One thing that will always stand out to me with regard to the 2012 Baltimore Orioles will be their ability to overcome pretty much everything that was thrown in their path. There were so many instances over the course of the season whereby they would have had every right to fold and to simply start “playing out a string,” however that never happened. Nick Markakis was injured twice, including for the final month of the regular season and the playoffs. Nolan Reimold, Brian Roberts, Jason Hammel, Wilson Betemit, and Endy Chavez all missed significant time (if not most of the season). Heck, even Jim Thome, for whom the Birds traded in July, saw a stint on the DL! Yet the Orioles seemed to have a “next man up” mentality, and whomever filled in seemed to do so with a lot of success.
As I made my rounds around the college football circuit yesterday, I ended up logging a lot of time with the South Carolina vs. Arkansas game. South Carolina of course lost their star running back, Marcus Lattimore, to a gruesome-looking leg injury two weeks ago. After a bye week, yesterday was their first game after losing Lattimore, and they beat Arkansas 38-20. I saw the same kind of fight in that South Carolina team that saw in the 2012 Orioles in terms of compensating for a major injury. (For the record I would have loved to prop up Maryland for this example, however the fact is that they haven’t been able to overcome injuries to four different quarterbacks.)
It was also brought to my attention that if the Gamecocks ran the football as a team for over 100 yards, the students all got a free hamburger.
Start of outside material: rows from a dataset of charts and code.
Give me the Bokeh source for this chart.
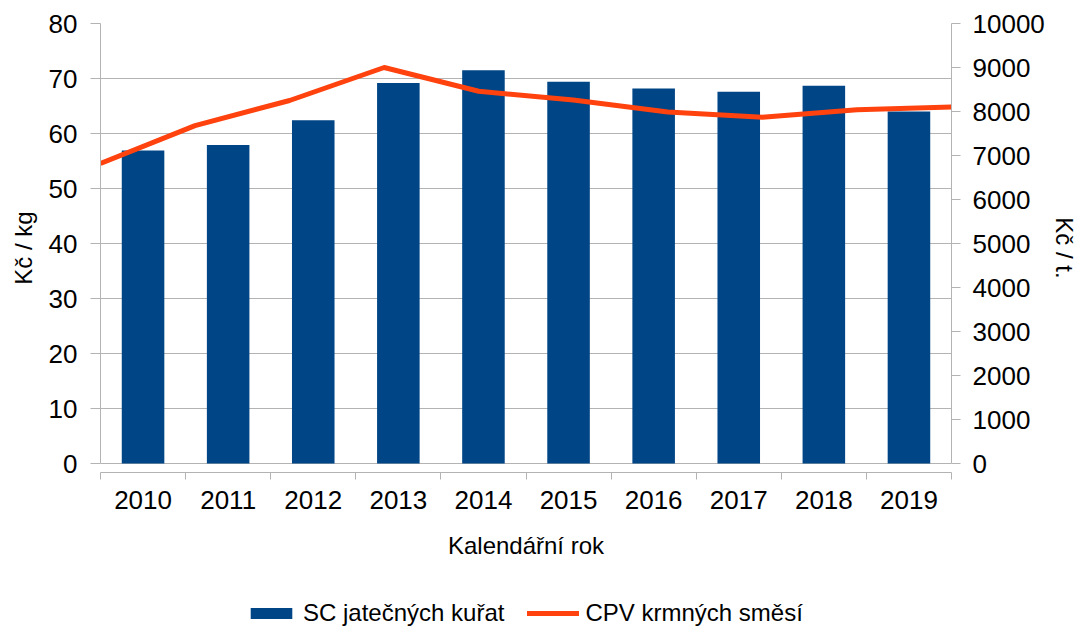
from bokeh.plotting import figure
from bokeh.layouts import column
from bokeh.models import (Range1d, LinearAxis, FixedTicker, Legend, LegendItem,
                          ColumnDataSource, BoxAnnotation)
from bokeh.embed import file_html
from bokeh.resources import INLINE

years = [2010, 2011, 2012, 2013, 2014, 2015, 2016, 2017, 2018, 2019]
sc_kurat = [56.9, 57.9, 62.4, 69.2, 71.5, 69.4, 68.2, 67.6, 68.7, 64.0]
cpv_smesi = [6820, 7680, 8250, 9000, 8460, 8260, 7990, 7870, 8040, 8100]
left_ticks = [0, 10, 20, 30, 40, 50, 60, 70, 80]
right_ticks = [0, 1000, 2000, 3000, 4000, 5000, 6000, 7000, 8000, 9000, 10000]

FONT = "Liberation Sans"
GRID = "#b3b3b3"
BLUE = "#004586"
ORANGE = "#ff420e"

n = len(years)
pad = 9.0 / 440.0  # axis offset below zero line

bar_src = ColumnDataSource(dict(x=[i + 0.5 for i in range(n)], top=sc_kurat,
                                year=[str(y) for y in years]))
line_src = ColumnDataSource(dict(x=list(range(n)), y=cpv_smesi))

p = figure(frame_width=851, frame_height=449, output_backend="svg", toolbar_location=None,
           x_range=Range1d(0, n), y_range=Range1d(-80 * pad, 80),
           min_border_left=100, min_border_top=23, min_border_right=127, min_border_bottom=120,
           background_fill_color="white", border_fill_color="white")
p.outline_line_color = None
p.extra_y_ranges = {"cpv": Range1d(-10000 * pad, 10000)}
p.extra_x_ranges = {"line": Range1d(0, n - 1)}

bars = p.vbar(x="x", top="top", bottom=0, width=0.5, source=bar_src,
              fill_color=BLUE, line_color=None)
line = p.line(x="x", y="y", source=line_src, x_range_name="line", y_range_name="cpv",
              line_color=ORANGE, line_width=5, line_join="round")

# grid
p.xgrid.grid_line_color = None
p.ygrid.ticker = FixedTicker(ticks=left_ticks)
p.ygrid.grid_line_color = GRID
p.ygrid.grid_line_width = 1

# left axis
ya = p.yaxis[0]
ya.ticker = FixedTicker(ticks=left_ticks)
ya.bounds = (0, 80)
ya.axis_line_color = GRID
ya.major_tick_line_color = GRID
ya.major_tick_out = 10
ya.major_tick_in = 0
ya.minor_tick_line_color = None
ya.major_label_text_font = FONT
ya.major_label_text_font_size = "26px"
ya.major_label_text_color = "black"
ya.major_label_standoff = 13
ya.axis_label = "Kč / kg"
ya.axis_label_text_font = FONT
ya.axis_label_text_font_size = "24px"
ya.axis_label_text_font_style = "normal"
ya.axis_label_text_color = "black"
ya.axis_label_standoff = 9

# right axis
ra = LinearAxis(y_range_name="cpv", ticker=FixedTicker(ticks=right_ticks), bounds=(0, 10000))
ra.axis_line_color = GRID
ra.major_tick_line_color = GRID
ra.major_tick_out = 9
ra.major_tick_in = 0
ra.minor_tick_line_color = None
ra.major_label_text_font = FONT
ra.major_label_text_font_size = "26px"
ra.major_label_text_color = "black"
ra.major_label_standoff = 12
ra.axis_label = "Kč / t."
ra.axis_label_text_font = FONT
ra.axis_label_text_font_size = "24px"
ra.axis_label_text_font_style = "normal"
ra.axis_label_text_color = "black"
ra.axis_label_standoff = 3
p.add_layout(ra, "right")

# bottom axis
xa = p.xaxis[0]
xa.ticker = FixedTicker(ticks=[i + 0.5 for i in range(n)], minor_ticks=list(range(n + 1)))
xa.major_label_overrides = {i + 0.5: str(y) for i, y in enumerate(years)}
xa.axis_line_color = GRID
xa.major_tick_out = 0
xa.major_tick_in = 0
xa.major_tick_line_color = None
xa.minor_tick_out = 7
xa.minor_tick_in = 0
xa.minor_tick_line_color = GRID
xa.major_label_text_font = FONT
xa.major_label_text_font_size = "26px"
xa.major_label_text_color = "black"
xa.major_label_standoff = 11
xa.axis_label = "Kalendářní rok"
xa.axis_label_text_font = FONT
xa.axis_label_text_font_size = "24px"
xa.axis_label_text_font_style = "normal"
xa.axis_label_text_color = "black"
xa.axis_label_standoff = 20

# legend strip below the chart (same series, ranges chosen so nothing is drawn in it)
lg = figure(width=1078, height=38, output_backend="svg", toolbar_location=None,
            x_range=Range1d(1000, 1001), y_range=Range1d(100000, 100001),
            min_border_left=0, min_border_right=0, min_border_top=0, min_border_bottom=0,
            background_fill_color="white", border_fill_color="white")
lg.axis.visible = False
lg.grid.grid_line_color = None
lg.outline_line_color = None
lbar = lg.vbar(x="x", top="top", bottom=0, width=0.5, source=bar_src,
               fill_color=BLUE, line_color=None)
lline = lg.line(x="x", y="y", source=line_src, line_color=ORANGE, line_width=5,
                line_cap="round")
# white cover so no stray glyph pixels show in the legend strip
lg.add_layout(BoxAnnotation(fill_color="white", fill_alpha=1.0, line_color=None))

legend = Legend(items=[LegendItem(label="SC jatečných kuřat", renderers=[lbar]),
                       LegendItem(label="CPV krmných směsí", renderers=[lline])],
                orientation="horizontal", location=(145, 3),
                border_line_color=None, background_fill_alpha=0,
                label_text_font=FONT, label_text_font_size="24px", label_text_color="black",
                glyph_width=52, glyph_height=14, spacing=23, label_standoff=6,
                padding=0, margin=0)
lg.add_layout(legend, "center")

layout = column(p, lg, spacing=0)
open("out.html", "w").write(file_html(layout, INLINE))
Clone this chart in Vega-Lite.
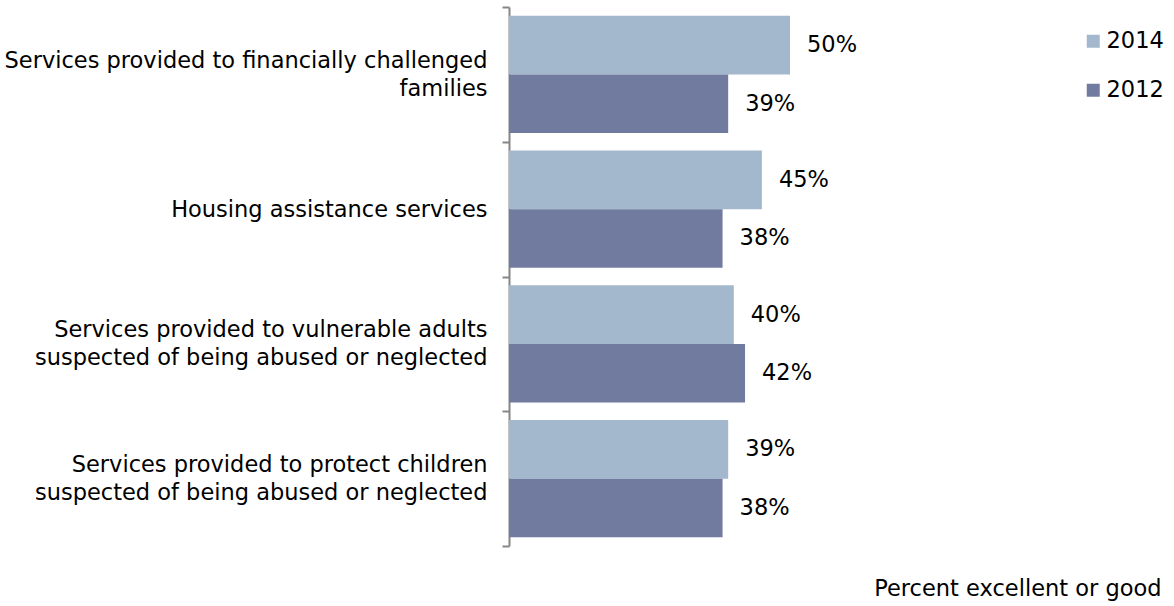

Head coach Steve Spurrier ran the ball twice at the very end as opposed to kneeling down so as to put them over 100 yards. (I wonder if Maryland would consider doing something like that…HELLO RJ Bentley’s or Cornerstone Loft, time to step up to the plate!) One might look at those statistics and say that they really didn’t compensate for the absence of Lattimore since they barely made it over 100 rushing yards (104). But they compensated for that with 279 yards through the air, and even a defensive touchdown.
When you have injuries on that level to star players “compensating” doesn’t mean you have someone of equal stature just step in and do the same job the other guy was doing. The idea is that the team itself adapts to the loss of the first player as well as to the skill set of the new player to gain the same net result. The Orioles did that all season in 2012. Coming out of spring training Buck Showalter indicated that we might see various different lineups on different days; did we ever! Right after the O’s lost Brian Roberts for the second time, Nick Markakis came back from injury. Markakis was not a lead off hitter per se, but he took on the characteristics of one for sure. The team compensated. Then in September Markakis himself went to the DL for the second time, and Nate McLouth became one of the primary lead off guys. The team compensated. Chris Davis was called upon to play right field in Markakis’ absence, and for crying out loud he had to pitch in a game in May! Again, the team compensated.
These are all just a few examples, however you can also point to Jason Hammel’s injury as an area where guys such as Steve Johnson and of course Miguel Gonzalez stepped in and compensated. This is the mark of a winning team, and one with amazing chemistry at that. The South Carolina Gamecocks started finding that out yesterday afternoon with their win over Arkansas. And in doing so they gave me a stark reminder of the 2012 Orioles. When you sustain injuries to major parts of your team there’s no way it can ever be the same moving forward. However that in itself doesn’t have to be the end of the world; just ask Steve Johnson, Miguel Gonzalez, Chris Davis, Nate McLouth, et al, as well as Steve Spurrier, his team, and their fans.